Where do Rewards Come From?

Prof. Andy Barto (Department of CSE, University of Massachusetts - Amherst)
Dec 16, 2009 @ 11:00 pm
BSB 361, Dept. of CSE, IIT Madras

Abstract

I describe a series of computational experiments recently carried out by Satinder Singh, Rick Lewis, and me that elucidate aspects of the relationship between ultimate goals (e.g., reproductive success for an animal) and the primary rewards that drive learning. Among the lessons provided by these experiments are clarification of the traditional notions of extrinsically and intrinsically motivated behavior and that the precise form of an optimal reward function need not bear a transparent relationship to an agent's ultimate goal.

Bio

Andrew Barto is Professor of Computer Science, University of Massachusetts, Amherst.
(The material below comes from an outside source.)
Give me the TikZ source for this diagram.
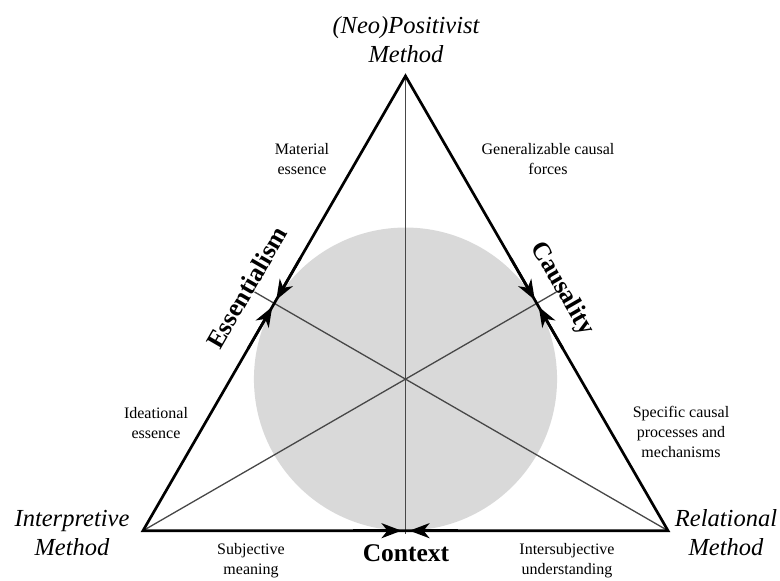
\documentclass[tikz,border=0pt]{standalone}
\usepackage{fontspec}
\setmainfont{Liberation Serif}
\usetikzlibrary{calc,arrows.meta}
\begin{document}
\begin{tikzpicture}[x=1pt,y=1pt,
  side/.style={line width=2.7pt, line join=miter},
  headarrow/.style={line width=2.7pt, -{Stealth[length=20pt,width=15pt,inset=6pt]}, shorten >=4pt},
  median/.style={line width=1.3pt, black!72},
  corner/.style={font=\fontsize{24.5}{29}\selectfont\itshape, align=center, inner sep=0pt},
  small/.style={font=\fontsize{16}{20}\selectfont, align=center, inner sep=0pt},
  axislabel/.style={font=\fontsize{25.5}{29}\selectfont\bfseries, inner sep=0pt}
]
\useasboundingbox (0,0) rectangle (780,581);
\coordinate (A) at (405.5,505);
\coordinate (L) at (143,50.3);
\coordinate (R) at (668,50.3);
\coordinate (O) at (405.5,201.9);
\coordinate (mL) at ($(A)!0.5!(L)$);
\coordinate (mR) at ($(A)!0.5!(R)$);
\coordinate (mB) at ($(L)!0.5!(R)$);
\coordinate (eB) at ($(A)!1.007!(mB)$);
\coordinate (eL) at ($(R)!1.05!(mL)$);
\coordinate (eR) at ($(L)!1.05!(mR)$);
% incircle
\fill[black!15] (O) circle (151.55);
% medians
\draw[median] (A) -- (eB);
\draw[median] (R) -- (eL);
\draw[median] (L) -- (eR);
% triangle
\draw[side] (A) -- (L) -- (R) -- cycle;
% arrows toward midpoints
\draw[headarrow] ($(A)!0.8!(mL)$) -- (mL);
\draw[headarrow] ($(L)!0.8!(mL)$) -- (mL);
\draw[headarrow] ($(A)!0.8!(mR)$) -- (mR);
\draw[headarrow] ($(R)!0.8!(mR)$) -- (mR);
\draw[headarrow] ($(L)!0.8!(mB)$) -- (mB);
\draw[headarrow] ($(R)!0.8!(mB)$) -- (mB);
% corner labels
\node[corner] (pos) at (406,541.3) {(Neo)Positivist\\Method};
\node[corner] (int) at (72,48.3) {Interpretive\\Method};
\node[corner] (rel) at (726,48.3) {Relational\\Method};
% axis labels
\node[axislabel, anchor=base] (ctx) at (406,19) {Context};
\node[axislabel, anchor=base, rotate=60] (ess) at ($(mL)+(150:23)$) {Essentialism};
\node[axislabel, anchor=base, rotate=-60] (cau) at ($(mR)+(30:23)$) {Causality};
% small labels
\node[small] (mat) at (302,422) {Material\\essence};
\node[small] (gen) at (548,422) {Generalizable causal\\forces};
\node[small] (ide) at (156,158) {Ideational\\essence};
\node[small] (spe) at (681,149) {Specific causal\\processes and\\mechanisms};
\node[small] (sub) at (251,20.5) {Subjective\\meaning};
\node[small] (ints) at (567,20.5) {Intersubjective\\understanding};
\end{tikzpicture}
\end{document}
He has been Chair of the UMass Department of Computer Science since 2007. He received his B.S. with distinction in mathematics from the University of Michigan in 1970, and his Ph.D. in Computer Science in 1975, also from the University of Michigan. He joined the Computer Science Department of the University of Massachusetts Amherst in 1977 as a Postdoctoral Research Associate, became an Associate Professor in 1982, and has been a Full Professor since 1991. He is Co-Director of the Autonomous Learning Laboratory and a core faculty member of the Neuroscience and Behavior Program of the University of Massachusetts. His research centers on learning in natural and artificial systems, and he has studied machine learning algorithms since 1977, contributing to the development of the computational theory and practice of reinforcement learning. His current research centers on what psychologists call intrinsically motivated behavior, meaning behavior that is done for its own sake rather than as a step toward solving a specific problem. Recent work is aimed at allowing artificial agents to construct and extend hierarchies of reusable skills that form the building blocks for open-ended learning. He currently serves as an associate editor of Neural Computation, as a member of the editorial boards of the Journal of Machine Learning Research, Adaptive Behavior, and Theoretical Computer Science-C: Natural Computing. Professor Barto is a Fellow of the American Association for the Advancement of Science, a Fellow and Senior Member of the IEEE, and a member of the American Association for Artificial Intelligence and the Society for Neuroscience. He received the 2004 IEEE Neural Network Society Pioneer Award for contributions to the field of reinforcement learning. He has published over one hundred papers or chapters in journals, books, and conference and workshop proceedings. He is co-author with Richard Sutton of the book "Reinforcement Learning: An Introduction," MIT Press 1998, and co-editor with Jennie Si, Warren Powell, and Don Wunch II of the "Handbook of Learning and Approximate Dynamic Programming," Wiley-IEEE Press, 2004.